Des moments comme le deuil, les dernières rencontres avec votre père et même les silences entre vous semblent être des chapitres marquants de votre vie. Quelles leçons ces silences vous ont-ils apprises sur la communication – ou son absence – entre parents et enfants ?
Je crois que le silence est aussi un bien nécessaire, souvent rare dans une société dont les critères semblent être la connexion et l’engagement continus. Quiconque a eu l’occasion de vivre avec des adolescents sait que la question insistante : « Qu’est-ce qui ne va pas ? Que s’est-il passé ? » est souvent inefficace. D’un autre côté, le silence est relationnel, il est toujours l’inverse d’une idée de bruit, de vacarme. De même qu’il nous est impossible de vivre dans un bruit incessant, le silence dans son ensemble présuppose une absence, qui, dans le cas du livre, est l’absence d’un père et le manque d’affection. Aujourd’hui, je trouve étrange d’entendre des récits de souvenirs affectifs de pères décrits comme taciturnes, égocentriques, silencieux, comme des traits d’amour.

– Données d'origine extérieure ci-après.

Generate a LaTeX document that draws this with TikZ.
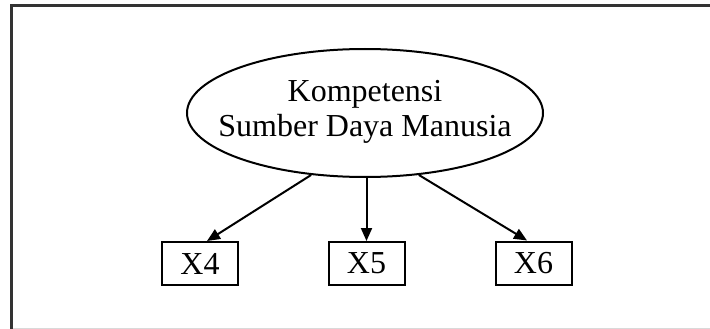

Dans « Mãe, o pai não vai chorar ? », vous explorez des souvenirs qui évoquent la peur de vieillir et du passage du temps. Comment le fait d’écrire sur le lent déclin de votre père a-t-il changé votre façon d’appréhender votre propre finitude ?
J’avais l’illusion qu’écrire sur la mort serait une catharsis, une façon d’accepter irrévocablement l’idée que nous aurions tous une fin. Après avoir terminé le livre, une autre illusion a disparu : une vision romantique de l’écriture. Mais, d’un autre côté, la fiction, en explorant d’autres possibilités du monde, reste une façon résiliente et réfléchie d’aborder ce processus, notamment en réalisant qu’il ne s’agit pas seulement d’un problème individuel, mais d’un problème générationnel. Comme je l’ai écrit dans le livre, Rita Lee est partie, Gal Costa aussi, mon père n’y était pour rien, mais lui aussi est parti.
Ce livre s’adresse à tous ceux qui souhaitent faire la paix avec leur enfant intérieur. Comment avez-vous vécu le fait de retrouver et de communiquer avec votre « moi enfantin » en écrivant, notamment en revisitant des souvenirs aussi intimes et familiers ?
L’enfant qui vit en moi est une construction du présent, se souvenir c’est ramener au présent ce que nous pensons être, si nous pouvons apprivoiser dans une certaine mesure l’idylle avec ce temps dans lequel nous pensons être immortels, où le passage du temps semble allongé et ténu, peut-être pouvons-nous atténuer une partie de l’angoisse qui nous afflige lorsque nous rencontrons cette inflexion dans le passage du temps.
L’œuvre aborde également des thèmes universels comme le sexisme et les inégalités sociales. Comment pensez-vous que les histoires de votre famille peuvent ouvrir la voie à une réflexion plus large sur ces thèmes dans la société actuelle ?
Comme je l’ai dit, organiser et partager ces expériences m’a fait voir sous un autre angle des faits et des relations que nous abordons normalement de manière complaisante, comme s’ils étaient « naturels ».
En fin de compte, en mettant vos souvenirs en mots, vous ouvrez une fenêtre permettant aux lecteurs de se connecter à leurs propres histoires. Quel message espérez-vous que chaque lecteur retiendra en refermant le livre, même s’il porte en lui sa propre douleur et des souvenirs non exprimés ?
Peut-être sommes-nous des êtres racontés à travers de multiples histoires et perspectives, qui se ressemblent, qui ont des points communs à toutes, comme naître et mourir, mais qui sont aussi différentes, car chacune semble suivre un chemin unique le long de ce sentier.